--- Exercise inputs ---
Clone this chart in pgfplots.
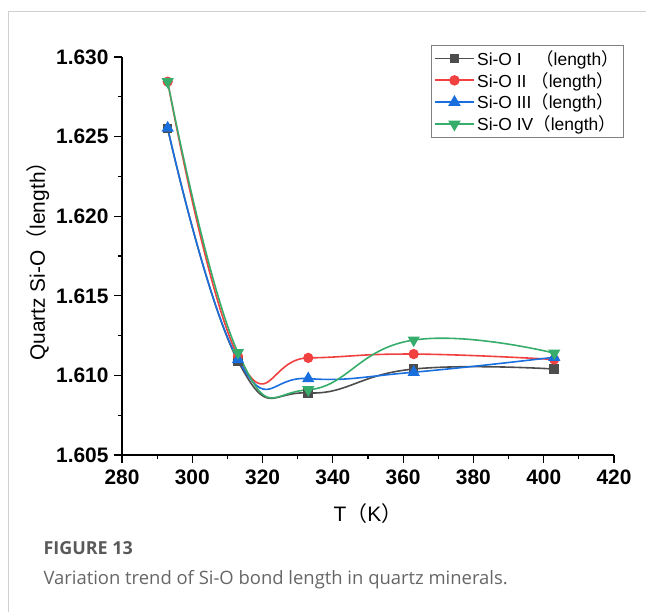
\documentclass[border=0pt]{standalone}
\usepackage{fontspec}
\setmainfont{Liberation Sans}
\newfontfamily\cjk{Noto Sans CJK SC}
\newfontfamily\capfont{Open Sans}
\usepackage{pgfplots}
\pgfplotsset{compat=1.18}
\definecolor{oblack}{HTML}{4D4D4D}
\definecolor{ored}{HTML}{F14040}
\definecolor{oblue}{HTML}{1A6FDF}
\definecolor{ogreen}{HTML}{37AD6B}
\definecolor{framegray}{HTML}{D0D0D0}
\newcommand{\lp}{{\cjk （}}
\newcommand{\rp}{{\cjk ）}}
\begin{document}
\begin{tikzpicture}
\useasboundingbox (0,0) rectangle (646bp,612bp);
\draw[framegray, line width=1bp] (8bp,0) -- (8bp,600bp) -- (646bp,600bp);
\begin{axis}[
  at={(122bp,157bp)}, anchor=south west,
  width=492bp, height=398bp, scale only axis,
  xmin=280, xmax=420, ymin=1.605, ymax=1.630,
  xtick={280,300,320,340,360,380,400,420},
  ytick={1.605,1.610,1.615,1.620,1.625,1.630},
  minor x tick num=1, minor y tick num=1,
  axis x line*=bottom, axis y line*=left,
  tick align=outside, major tick length=8bp, minor tick length=4.5bp,
  axis line style={line width=1.2bp, black},
  tick style={line width=1.2bp, black},
  scaled y ticks=false,
  /pgf/number format/assume math mode=true,
  yticklabel style={/pgf/number format/fixed, /pgf/number format/fixed zerofill,
    /pgf/number format/precision=3, xshift=-2bp},
  xticklabel style={/pgf/number format/fixed, /pgf/number format/precision=0, yshift=-3bp},
  ticklabel style={font=\fontsize{21}{21}\selectfont\bfseries},
  label style={font=\fontsize{21}{24}\selectfont},
  xlabel={T\lp K\rp},
  xlabel style={yshift=-12bp},
  ylabel={Quartz Si-O\lp length\rp},
  legend style={at={(1.02,1.03)}, anchor=north east, draw=gray,
    font=\fontsize{17.5}{19}\selectfont, row sep=1.5bp, inner sep=3bp,
    legend cell align=left},
  legend image code/.code={\draw[line width=1.8bp, mark repeat=2, mark phase=2]
    plot coordinates {(0cm,0cm) (0.7cm,0cm) (1.4cm,0cm)};},
]
\addplot[oblack, line width=1.6bp, smooth, tension=0.8, mark=square*, mark size=4bp, mark options={solid}] coordinates {
  (293,1.6255) (313,1.6109) (333,1.6089) (363,1.6104) (403,1.6104)};
\addlegendentry{Si-O I\ \ \ \lp length\rp}
\addplot[ored, line width=1.6bp, smooth, tension=0.8, mark=*, mark size=4.3bp] coordinates {
  (293,1.62845) (313,1.6112) (333,1.6111) (363,1.61134) (403,1.6110)};
\addlegendentry{Si-O II\ \lp length\rp}
\addplot[oblue, line width=1.6bp, smooth, tension=0.8, mark=triangle*, mark size=5.5bp] coordinates {
  (293,1.62554) (313,1.6110) (333,1.6098) (363,1.6102) (403,1.61114)};
\addlegendentry{Si-O III\lp length\rp}
\addplot[ogreen, line width=1.6bp, smooth, tension=0.8, mark=triangle*, mark size=5.5bp, mark options={rotate=180}] coordinates {
  (293,1.62845) (313,1.61143) (333,1.6091) (363,1.61222) (403,1.6114)};
\addlegendentry{Si-O IV\lp length\rp}
\end{axis}
\node[anchor=base west, text=black!65, font=\capfont\fontsize{18}{20}\selectfont\bfseries] at (40bp,57bp) {FIGURE 13};
\node[anchor=base west, text=black!60, font=\capfont\fontsize{18.5}{20}\selectfont] at (40bp,28bp) {Variation trend of Si-O bond length in quartz minerals.};
\end{tikzpicture}
\end{document}
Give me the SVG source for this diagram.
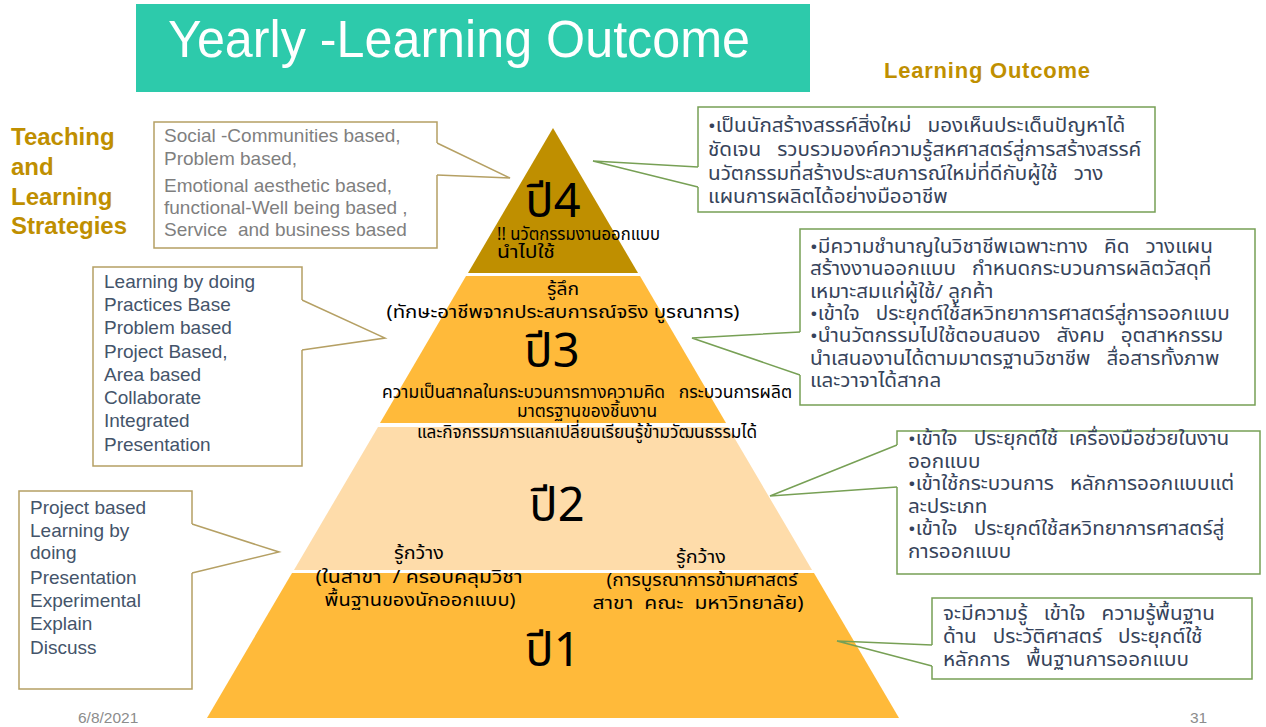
<svg xmlns="http://www.w3.org/2000/svg" width="1266" height="727" viewBox="0 0 1266 727">
<style>
text{white-space:pre;font-family:"Liberation Sans","Noto Sans Thai","Tahoma","DejaVu Sans",sans-serif}
.th{font-family:"Noto Sans Thai","Tahoma","Liberation Sans","DejaVu Sans",sans-serif}
.gold{fill:#BF8F00;font-weight:bold}
.en{font-size:19px;fill:#44546A}
.gray{font-size:19px;fill:#7F7F7F}
.rt{font-size:19px;fill:#36435A}
.pt{font-size:18px;fill:#000}
.big{font-size:47px;fill:#000;text-anchor:middle}
.mid{text-anchor:middle}
.boxL{fill:#fff;stroke:none}
.edgeL{fill:none;stroke:#B5A064;stroke-width:1.5}
.edgeR{fill:none;stroke:#77A055;stroke-width:1.5}
.foot{font-size:15.5px;fill:#8C8C8C}
</style>
<rect width="1266" height="727" fill="#fff"/>
<g id="title">
<rect x="136" y="4" width="674" height="88" fill="#2DCAAB"/>
<text x="168" y="57" font-size="51" fill="#fff" textLength="582" lengthAdjust="spacingAndGlyphs">Yearly -Learning Outcome</text>
</g>
<g id="label-outcome"><text class="gold" x="884" y="78" font-size="22" textLength="206">Learning Outcome</text></g>
<g id="label-strategies">
<text class="gold" x="11" y="145" font-size="24">Teaching</text>
<text class="gold" x="11" y="175" font-size="24">and</text>
<text class="gold" x="11" y="205" font-size="24">Learning</text>
<text class="gold" x="11" y="234" font-size="24">Strategies</text>
</g>
<g id="tier4">
<polygon points="553,128 638,273 468,273" fill="#BF8F00"/>
<text class="big th" x="553" y="217">ปี4</text>
<text class="pt th" x="497" y="240" font-size="15" textLength="163" lengthAdjust="spacingAndGlyphs">!! นวัตกรรมงานออกแบบ</text>
<text class="pt th" x="497" y="258" font-size="15" textLength="58" lengthAdjust="spacingAndGlyphs">นำไปใช้</text>
</g>
<g id="tier3">
<polygon points="466,276 640,276 726,423 380,423" fill="#FFBA3A"/>
<text class="pt th mid" x="563" y="295" textLength="32" lengthAdjust="spacingAndGlyphs">รู้ลึก</text>
<text class="pt th mid" x="563" y="318" textLength="353" lengthAdjust="spacingAndGlyphs">(ทักษะอาชีพจากประสบการณ์จริง บูรณาการ)</text>
<text class="big th" x="552" y="367">ปี3</text>
<text class="pt th mid" x="587" y="398" font-size="15.5" textLength="410" lengthAdjust="spacingAndGlyphs">ความเป็นสากลในกระบวนการทางความคิด   กระบวนการผลิต</text>
<text class="pt th mid" x="587" y="417" font-size="15.5" textLength="140" lengthAdjust="spacingAndGlyphs">มาตรฐานของชิ้นงาน</text>
</g>
<g id="tier2">
<polygon points="378,427 728,427 812,570 294,570" fill="#FEDCAA"/>
<text class="pt th mid" x="587" y="438" font-size="15.5" textLength="340" lengthAdjust="spacingAndGlyphs">และกิจกรรมการแลกเปลี่ยนเรียนรู้ข้ามวัฒนธรรมได้</text>
<text class="big th" x="557" y="521">ปี2</text>
<text class="pt th mid" x="419" y="559" textLength="50" lengthAdjust="spacingAndGlyphs">รู้กว้าง</text>
<text class="pt th mid" x="701" y="563" textLength="50" lengthAdjust="spacingAndGlyphs">รู้กว้าง</text>
</g>
<g id="tier1">
<polygon points="292,573 814,573 899,718 207,718" fill="#FFBA3A"/>
<text class="pt th mid" x="419" y="583" textLength="207" lengthAdjust="spacingAndGlyphs">(ในสาขา  / ครอบคลุมวิชา</text>
<text class="pt th mid" x="420" y="606" textLength="191" lengthAdjust="spacingAndGlyphs">พื้นฐานของนักออกแบบ)</text>
<text class="pt th mid" x="702" y="586" textLength="191" lengthAdjust="spacingAndGlyphs">(การบูรณาการข้ามศาสตร์</text>
<text class="pt th mid" x="698" y="609" textLength="211" lengthAdjust="spacingAndGlyphs">สาขา  คณะ  มหาวิทยาลัย)</text>
<text class="big th" x="553" y="666">ปี1</text>
</g>
<g id="connectors">
<polyline class="edgeL" points="437,143 510,178 437,175"/>
<polyline class="edgeL" points="302,300 385,338 302,350"/>
<polyline class="edgeL" points="192,524 279,552 192,573"/>
<polyline class="edgeR" points="698,167 593,161 698,187"/>
<polyline class="edgeR" points="800,332 692,338 800,375"/>
<polyline class="edgeR" points="897,445 770,496 897,487"/>
<polyline class="edgeR" points="932,645 837,641 932,666"/>
</g>
<g id="box-strategy-y4">
<rect class="boxL" x="154" y="122" width="283" height="126"/>
<path class="edgeL" d="M437,143 V122 H154 V248 H437 V175"/>
<text class="gray" x="164" y="142">Social -Communities based,</text>
<text class="gray" x="164" y="165">Problem based,</text>
<text class="gray" x="164" y="192">Emotional aesthetic based,</text>
<text class="gray" x="164" y="214">functional-Well being based ,</text>
<text class="gray" x="164" y="236">Service  and business based</text>
</g>
<g id="box-strategy-y3">
<rect class="boxL" x="93" y="267" width="209" height="199"/>
<path class="edgeL" d="M302,300 V267 H93 V466 H302 V350"/>
<text class="en" x="104" y="288">Learning by doing</text>
<text class="en" x="104" y="311">Practices Base</text>
<text class="en" x="104" y="334">Problem based</text>
<text class="en" x="104" y="358">Project Based,</text>
<text class="en" x="104" y="381">Area based</text>
<text class="en" x="104" y="404">Collaborate</text>
<text class="en" x="104" y="427">Integrated</text>
<text class="en" x="104" y="451">Presentation</text>
</g>
<g id="box-strategy-y12">
<rect class="boxL" x="19" y="491" width="173" height="198"/>
<path class="edgeL" d="M192,524 V491 H19 V689 H192 V573"/>
<text class="en" x="30" y="514">Project based</text>
<text class="en" x="30" y="537">Learning by</text>
<text class="en" x="30" y="559">doing</text>
<text class="en" x="30" y="584">Presentation</text>
<text class="en" x="30" y="607">Experimental</text>
<text class="en" x="30" y="630">Explain</text>
<text class="en" x="30" y="654">Discuss</text>
</g>
<g id="box-outcome-y4">
<rect class="boxL" x="698" y="107" width="457" height="105"/>
<path class="edgeR" d="M698,167 V107 H1155 V212 H698 V187"/>
<g transform="matrix(1.087 0 0 1 -61.6 0)">
<text class="rt th" x="708" y="132">•เป็นนักสร้างสรรค์สิ่งใหม่   มองเห็นประเด็นปัญหาได้</text>
<text class="rt th" x="708" y="156">ชัดเจน   รวบรวมองค์ความรู้สหศาสตร์สู่การสร้างสรรค์</text>
<text class="rt th" x="708" y="180">นวัตกรรมที่สร้างประสบการณ์ใหม่ที่ดีกับผู้ใช้   วาง</text>
<text class="rt th" x="708" y="203">แผนการผลิตได้อย่างมืออาชีพ</text>
</g>
</g>
<g id="box-outcome-y3">
<rect class="boxL" x="800" y="229" width="455" height="176"/>
<path class="edgeR" d="M800,332 V229 H1255 V405 H800 V375"/>
<g transform="matrix(1.087 0 0 1 -70.47 0)">
<text class="rt th" x="810" y="253">•มีความชำนาญในวิชาชีพเฉพาะทาง   คิด   วางแผน</text>
<text class="rt th" x="810" y="275">สร้างงานออกแบบ   กำหนดกระบวนการผลิตวัสดุที่</text>
<text class="rt th" x="810" y="298">เหมาะสมแก่ผู้ใช้/ ลูกค้า</text>
<text class="rt th" x="810" y="320">•เข้าใจ   ประยุกต์ใช้สหวิทยาการศาสตร์สู่การออกแบบ</text>
<text class="rt th" x="810" y="342">•นำนวัตกรรมไปใช้ตอบสนอง   สังคม   อุตสาหกรรม</text>
<text class="rt th" x="810" y="365">นำเสนองานได้ตามมาตรฐานวิชาชีพ   สื่อสารทั้งภาพ</text>
<text class="rt th" x="810" y="387">และวาจาได้สากล</text>
</g>
</g>
<g id="box-outcome-y2">
<rect class="boxL" x="897" y="431" width="363" height="143"/>
<path class="edgeR" d="M897,445 V431 H1260 V574 H897 V487"/>
<g transform="matrix(1.087 0 0 1 -79.0 0)">
<text class="rt th" x="908" y="445">•เข้าใจ   ประยุกต์ใช้  เครื่องมือช่วยในงาน</text>
<text class="rt th" x="908" y="468">ออกแบบ</text>
<text class="rt th" x="908" y="490">•เข้าใช้กระบวนการ   หลักการออกแบบแต่</text>
<text class="rt th" x="908" y="513">ละประเภท</text>
<text class="rt th" x="908" y="535">•เข้าใจ   ประยุกต์ใช้สหวิทยาการศาสตร์สู่</text>
<text class="rt th" x="908" y="558">การออกแบบ</text>
</g>
</g>
<g id="box-outcome-y1">
<rect class="boxL" x="932" y="598" width="320" height="81"/>
<path class="edgeR" d="M932,645 V598 H1252 V679 H932 V666"/>
<g transform="matrix(1.087 0 0 1 -82.04 0)">
<text class="rt th" x="943" y="620">จะมีความรู้   เข้าใจ   ความรู้พื้นฐาน</text>
<text class="rt th" x="943" y="643">ด้าน   ประวัติศาสตร์   ประยุกต์ใช้</text>
<text class="rt th" x="943" y="666">หลักการ   พื้นฐานการออกแบบ</text>
</g>
</g>
<g id="footer">
<text class="foot" x="78" y="723">6/8/2021</text>
<text class="foot" x="1190" y="723">31</text>
</g>
</svg>
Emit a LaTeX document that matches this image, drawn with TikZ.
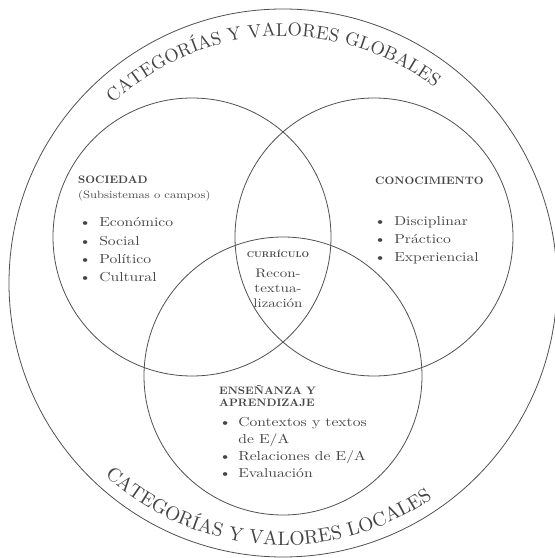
\documentclass[tikz,border=0pt]{standalone}
\usepackage{fontspec}
\setmainfont{lmroman10-regular}[Extension=.otf, BoldFont=lmroman10-bold, FakeStretch=1.2]
\newfontfamily\arcfont{lmroman10-regular}[Extension=.otf]
\newfontfamily\headfont{lmroman10-bold}[Extension=.otf, FakeStretch=1.05]
\usetikzlibrary{decorations.text}
\definecolor{inkgray}{HTML}{454545}
\definecolor{linegray}{HTML}{505050}

\begin{document}
\begin{tikzpicture}[x=1pt, y=1pt]
  \tikzset{
    ring/.style={draw=linegray, line width=0.8pt},
    heading/.style={anchor=base west, inner sep=0pt, text=inkgray, font=\headfont\fontsize{10.8}{12}\selectfont},
    subhead/.style={anchor=base west, inner sep=0pt, text=inkgray, font=\fontsize{10.5}{12}\selectfont},
    bullets/.style={anchor=base west, inner sep=0pt, text=inkgray, font=\fontsize{13}{#1}\selectfont},
    arctext/.style={decorate, decoration={text along path, text align=center, text color=inkgray, text={#1}}}
  }
  \useasboundingbox (0,0) rectangle (555,558);

  % outer ring and the three overlapping circles
  \draw[ring] (283,275) circle[radius=274];
  \draw[ring] (192,321) circle[radius=139];
  \draw[ring] (374,321) circle[radius=139];
  \draw[ring] (283,182) circle[radius=139];

  % curved titles
  \path[arctext={|\arcfont\fontsize{18.5}{20}\selectfont|CATEGORÍAS Y VALORES GLOBALES}]
    (283,275) ++(150:247) arc[start angle=150, end angle=35.6, radius=247];
  \path[arctext={|\arcfont\fontsize{19.5}{20}\selectfont|CATEGORÍAS Y VALORES LOCALES}]
    (283,275) ++(206:262) arc[start angle=206, end angle=326, radius=262];

  % sociedad
  \node[heading] (soc) at (78,374) {SOCIEDAD};
  \node[subhead] (socsub) at (78,359) {(Subsistemas o campos)};
  \node[bullets=18.3] (soclist) at (79,331) {\begin{tabular}[t]{@{}l@{\hspace{8pt}}l@{}}
    \textbullet & Económico\\
    \textbullet & Social\\
    \textbullet & Político\\
    \textbullet & Cultural
  \end{tabular}};

  % conocimiento
  \node[heading] (con) at (375,373) {CONOCIMIENTO};
  \node[bullets=18] (conlist) at (374,332) {\begin{tabular}[t]{@{}l@{\hspace{8pt}}l@{}}
    \textbullet & Disciplinar\\
    \textbullet & Práctico\\
    \textbullet & Experiencial
  \end{tabular}};

  % curriculo (centre)
  \node[heading, anchor=base, font=\headfont\fontsize{8.3}{10}\selectfont] (cur) at (278,300) {CURRÍCULO};
  \node[anchor=base, inner sep=0pt, text=inkgray, font=\fontsize{12.5}{15}\selectfont] (curtext) at (278,280)
    {\begin{tabular}[t]{@{}c@{}}Recon-\\textua-\\lización\end{tabular}};

  % enseñanza y aprendizaje
  \node[heading] (ens) at (219,163) {\begin{tabular}[t]{@{}l@{}}ENSEÑANZA Y\\APRENDIZAJE\end{tabular}};
  \node[bullets=16.7] (enslist) at (219,131) {\begin{tabular}[t]{@{}l@{\hspace{7pt}}l@{}}
    \textbullet & Contextos y textos\\
                & de E/A\\
    \textbullet & Relaciones de E/A\\
    \textbullet & Evaluación
  \end{tabular}};
\end{tikzpicture}
\end{document}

--- What to produce ---
Copy each line of the data above that holds "image".

--- Exercise result ---
  legend image code/.code={\draw[line width=1.8bp, mark repeat=2, mark phase=2]
Emit a LaTeX document that matches this image, drawn with TikZ.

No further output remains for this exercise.